With the Italian manager instead preferring to focus on the bigger, stronger players available to him – frequently alluding to the fact that Ireland did not have the talent at their disposal to play a creative game – Hoolahan was shunned from the international setup despite being a regular for Norwich in the Championship and the Premier League. Even as Ireland reached their first major tournament in 10 years when qualification was secured for Euro 2012, Hoolahan was left at home to watch the three-defeat nightmare unfold in Poland.

It would not be until November 2012 that Hoolahan would don the green jersey again in a friendly defeat to Greece in Dublin. Four months later he would score his first international goal in a 2-0 friendly win over Poland before, finally, making his competitive debut away to Sweden the following month. Hoolahan came off the bench in that 2014 World Cup qualifying 0-0 draw in Stockholm and, at the age of 30, was already being considered as a wasted talent on the international stage.

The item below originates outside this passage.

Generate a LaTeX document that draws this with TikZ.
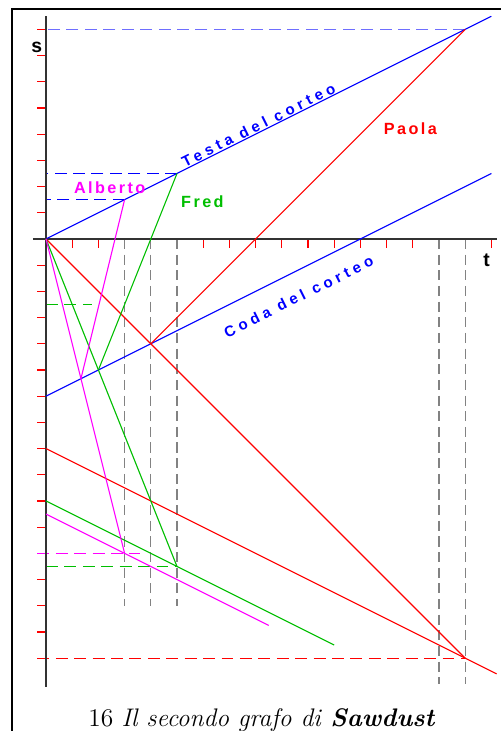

Hoolahan scores his first Ireland goal against Poland in 2013. Photo: James Crombie/Inpho
Hoolahan scores his first Ireland goal against Poland in 2013. Photo: James Crombie/Inpho

A player like Hoolahan doesn’t come around too often for any team, much less Ireland, but his record will always be tainted by the fact that he did not play one competitive game for his country during his 20s.

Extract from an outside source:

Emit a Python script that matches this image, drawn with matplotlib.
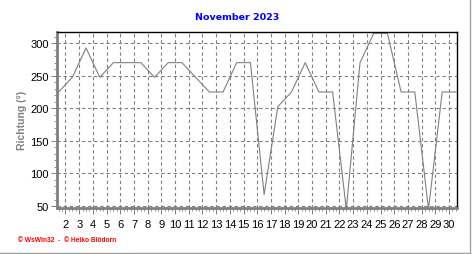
import matplotlib
matplotlib.use("Agg")
import matplotlib.pyplot as plt
from matplotlib.lines import Line2D
from matplotlib.ticker import MultipleLocator

# Windrichtung, Tageswerte November 2023
tage = list(range(1, 31))
richtung = [225, 247.5, 292.5, 247.5, 270, 270, 270, 247.5, 270, 270,
            247.5, 225, 225, 270, 270, 67.5, 202.5, 225, 270, 225,
            225, 45, 270, 315, 315, 225, 225, 45, 225, 225]
x_ticks = list(range(2, 31))
y_ticks = [50, 100, 150, 200, 250, 300]

plt.rcParams['font.family'] = ['Liberation Sans', 'DejaVu Sans']

fig = plt.figure(figsize=(4.72, 2.55), dpi=100)
ax = fig.add_axes([57/472, 1-209/255, 400/472, 176/255])

# Werte liegen jeweils in der Tagesmitte
xs = [t + 0.5 for t in tage]
ax.plot(xs, richtung, color='#808080', linewidth=0.8)

ax.set_xlim(1.38, 30.58)
ax.set_ylim(47, 317)
ax.set_xticks(x_ticks)
ax.set_xticklabels([str(t) for t in x_ticks])
ax.set_yticks(y_ticks)
ax.xaxis.set_minor_locator(MultipleLocator(0.25))
ax.yaxis.set_minor_locator(MultipleLocator(10))

ax.grid(True, which='major', color='#808080', linestyle=(0, (3, 2.5)), linewidth=0.8)
ax.tick_params(axis='both', which='major', labelsize=8, length=4, width=0.7,
               color='#808080', pad=2)
ax.tick_params(axis='both', which='minor', length=2, width=0.6, color='#808080')
ax.tick_params(axis='x', which='major', pad=4)

for s in ['left', 'bottom']:
    ax.spines[s].set_color('#808080')
    ax.spines[s].set_linewidth(2.0)
for s in ['top', 'right']:
    ax.spines[s].set_color('black')
    ax.spines[s].set_linewidth(1.0)

fig.text(0.502, 0.93, 'November 2023', color='#0000ff', fontsize=6.8,
         fontweight='bold', ha='center', va='center', family=['DejaVu Sans'])
fig.text(22/472, 1-120/255, 'Richtung (°)', color='#808080', fontsize=7.5,
         fontweight='bold', rotation=90, ha='center', va='center')
fig.text(18/472, 1-241/255, '© WsWin32  -  © Heiko Blödorn', color='#ff0000',
         fontsize=4.8, fontweight='bold', ha='left', va='center')

# Rahmen rechts und unten
fig.add_artist(Line2D([469.5/472, 469.5/472], [0, 1], color='#a0a0a0', linewidth=1.0))
fig.add_artist(Line2D([0, 470/472], [1/255, 1/255], color='#a0a0a0', linewidth=1.0))

fig.savefig('out.png', dpi=100)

In June of 2013 he made his first competitive start for Ireland in a 3-0 win over the Faroe Islands. Three months later Trapattoni’s reign as Ireland manager would come to an end and, many hoped, Hoolahan’s career as a regular on the international stage could finally start.

In the 65 games that Trapattoni took charge of Ireland, Hoolahan featured in just seven.

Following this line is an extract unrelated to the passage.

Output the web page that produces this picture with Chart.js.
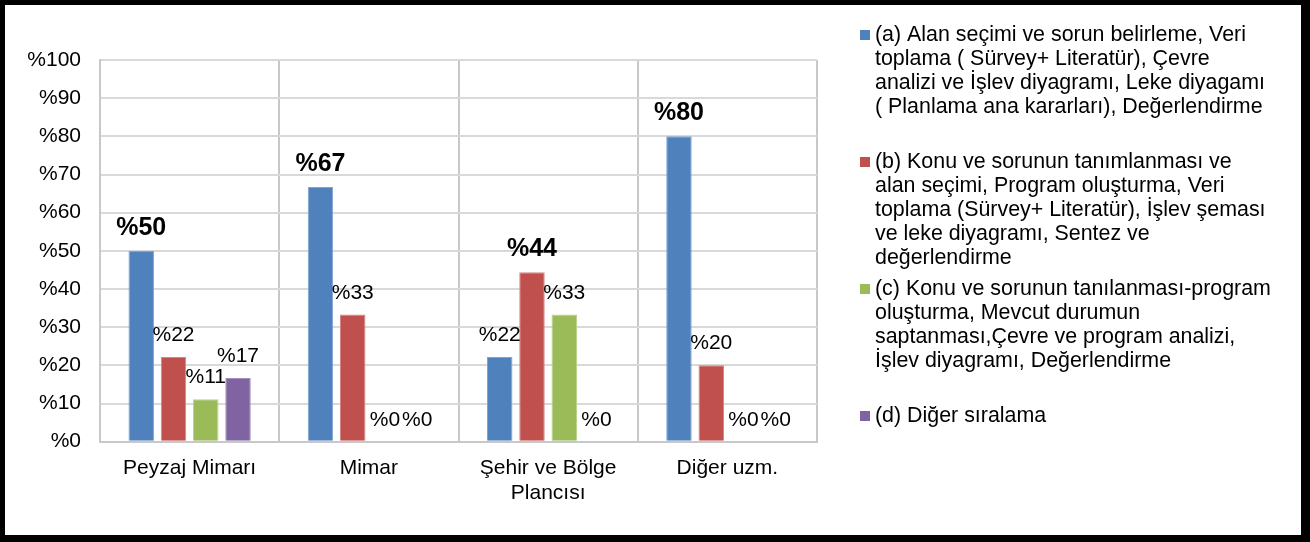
<!DOCTYPE html>
<html>
<head>
<meta charset="utf-8">
<script src="https://cdn.jsdelivr.net/npm/chart.js@4.4.1/dist/chart.umd.min.js"></script>
<style>
  html, body { margin: 0; padding: 0; background: #000; }
  #frame { position: absolute; left: 5px; top: 5px; width: 1296px; height: 530px; background: #fff; }
</style>
</head>
<body>
<div id="frame"><canvas id="myChart"></canvas></div>
<script>
// Kategoriler (meslek grupları)
const categories = ['Peyzaj Mimarı', 'Mimar', ['Şehir ve Bölge', 'Plancısı'], 'Diğer uzm.'];

// Seri değerleri (%)
const seriesA = [50, 66.7, 22.2, 80];
const seriesB = [22.2, 33.3, 44.4, 20];
const seriesC = [11.1, 0, 33.3, 0];
const seriesD = [16.7, 0, 0, 0];

const yTicks = [0, 10, 20, 30, 40, 50, 60, 70, 80, 90, 100];

// Lejant metinleri (satır satır)
const legendA = ['(a) Alan seçimi ve sorun belirleme, Veri', 'toplama ( Sürvey+ Literatür), Çevre', 'analizi ve İşlev diyagramı, Leke diyagamı', '( Planlama ana kararları), Değerlendirme'];
const legendB = ['(b) Konu ve sorunun tanımlanması ve', 'alan seçimi, Program oluşturma, Veri', 'toplama (Sürvey+ Literatür), İşlev şeması', 've leke diyagramı, Sentez ve', 'değerlendirme'];
const legendC = ['(c) Konu ve sorunun tanılanması-program', 'oluşturma, Mevcut durumun', 'saptanması,Çevre ve program analizi,', 'İşlev diyagramı, Değerlendirme'];
const legendD = ['(d) Diğer sıralama'];

const colors = ['#4f81bd', '#c0504d', '#9bbb59', '#8064a2'];
const borders = ['#7fa3d3', '#d68583', '#b9d38c', '#a38fc0'];
const FONT = "'Liberation Sans', Arial, sans-serif";

// Çubuk üstü etiketler: kategorideki en büyük değer kalın
const barLabels = {
    id: 'barLabels',
    afterDatasetsDraw(chart) {
        const ctx = chart.ctx;
        ctx.save();
        ctx.textAlign = 'center';
        ctx.textBaseline = 'alphabetic';
        ctx.fillStyle = '#000';
        chart.data.datasets.forEach((ds, i) => {
            const meta = chart.getDatasetMeta(i);
            meta.data.forEach((bar, j) => {
                const colMax = Math.max(...chart.data.datasets.map(d => d.data[j]));
                const isMax = ds.data[j] === colMax;
                ctx.font = isMax ? `bold 25px ${FONT}` : `21px ${FONT}`;
                ctx.fillText('%' + Math.round(ds.data[j]), bar.x, bar.y - 16);
            });
        });
        ctx.restore();
    }
};

// Sağdaki lejant
const sideLegend = {
    id: 'sideLegend',
    afterDraw(chart) {
        const ctx = chart.ctx;
        const x0 = chart.chartArea.right + 43;
        const slot = 127;
        const lineH = 24;
        ctx.save();
        ctx.font = `21.4px ${FONT}`;
        ctx.textBaseline = 'middle';
        ctx.textAlign = 'left';
        chart.data.datasets.forEach((ds, i) => {
            const y0 = 30 + i * slot;
            ctx.fillStyle = ds.backgroundColor;
            ctx.fillRect(x0, y0 - 5, 10, 10);
            ctx.fillStyle = '#000';
            ds.legendLines.forEach((line, k) => {
                ctx.fillText(line, x0 + 15, y0 + k * lineH);
            });
        });
        ctx.restore();
    }
};

const ctx = document.getElementById('myChart');

const myChart = new Chart(ctx, {
    type: 'bar',
    data: {
        labels: categories,
        datasets: [
            { label: legendA.join(' '), legendLines: legendA, data: seriesA, backgroundColor: colors[0], borderColor: borders[0] },
            { label: legendB.join(' '), legendLines: legendB, data: seriesB, backgroundColor: colors[1], borderColor: borders[1] },
            { label: legendC.join(' '), legendLines: legendC, data: seriesC, backgroundColor: colors[2], borderColor: borders[2] },
            { label: legendD.join(' '), legendLines: legendD, data: seriesD, backgroundColor: colors[3], borderColor: borders[3] }
        ]
    },
    options: {
        responsive: true,
        maintainAspectRatio: false,
        animation: false,
        categoryPercentage: 0.72,
        barPercentage: 0.79,
        datasets: {
            bar: { borderWidth: { top: 1, left: 1, right: 1, bottom: 0 } }
        },
        layout: {
            padding: { top: 55, right: 484, bottom: 0, left: 0 }
        },
        plugins: {
            legend: { display: false },
            tooltip: { enabled: false }
        },
        scales: {
            x: {
                afterFit: (scale) => { scale.height = 93.3; },
                grid: {
                    offset: true,
                    color: '#c8c8c8',
                    lineWidth: 2,
                    drawTicks: false
                },
                border: { color: '#c8c8c8', width: 2 },
                ticks: {
                    color: '#000',
                    padding: 14,
                    font: { family: FONT, size: 21, lineHeight: 1.2 }
                }
            },
            y: {
                min: 0,
                max: 100,
                afterFit: (scale) => { scale.width = 95; },
                afterBuildTicks: (scale) => { scale.ticks = yTicks.map(v => ({ value: v })); },
                grid: {
                    color: '#d9d9d9',
                    lineWidth: 2,
                    drawTicks: false
                },
                border: { color: '#c8c8c8', width: 2 },
                ticks: {
                    color: '#000',
                    padding: 19,
                    font: { family: FONT, size: 21 },
                    callback: (v) => '%' + v
                }
            }
        }
    },
    plugins: [barLabels, sideLegend]
});
</script>
</body>
</html>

In November 2013 O’Neill took charge of his first Ireland game and Hoolahan came straight into the starting lineup for a 3-0 friendly win over Latvia. It was a new dawn for the man from Killarney Street in Dublin’s north inner city and would see him go on to make 36 appearances for Ireland in his 30s.

Hoolahan would play a key part in Ireland’s Euro 2016 qualifying campaign, as well as both legs of the playoff win over Bosnia and Herzeogovina. However, it’s the tournament itself that he will be best remembered for.

In Ireland's opening Group E match against Sweden in Paris, Hoolahan fired home a right-footed strike to give O'Neill's side the lead before a Ciaran Clark own goal meant that both sides had to settle for a point.

Hoolahan is buried under teammates after scoring the opener against Sweden in Euro 2016. Photo: Donall Farmer/Inpho
Hoolahan is buried under teammates after scoring the opener against Sweden in Euro 2016. Photo: Donall Farmer/Inpho

Nine days later, after a loss to Belgium, Hoolahan would again be at the centre of proceedings on that night in Lille. Needing to beat Italy to qualify for the last 16, Hoolahan looked to have blown Ireland’s best chance of the game when he missed a one-on-one opener in the 84th minute with the scores locked at 0-0.

However, it's the mark of a great player that he was able to shrug it off so quickly and set up the winner for Robbie Brady. Just a minute later Hoolahan received the ball on the right, swivelled and delivered a perfect cross into the penalty area for Brady to head home and ensure Hoolahan's place in Irish football folklore when, just three years earlier, he would barely have featured as a footnote.

With his mid-30s fast approaching Hoolahan's international career was always going to end one of two ways – in a first World Cup appearance in Russia or in disappointment as Ireland's barren run goes on in qualifying for the biggest tournament of all. Sadly it was the latter and the 5-1 trouncing by Denmark in Dublin last November will be etched as the end of the road for Hoolahan, Daryl Murphy (who also recently announced his retirement) and at least a few more players, one would imagine.

Hoolahan is one of the many Ireland players never to have worn the green jersey at a World Cup but, were it not for O’Neill, he may never have played at a major tournament at all. For a man who took Eric as his confirmation name in honour of childhood hero Cantona it is perhaps fitting that his finest moments for his country came in France.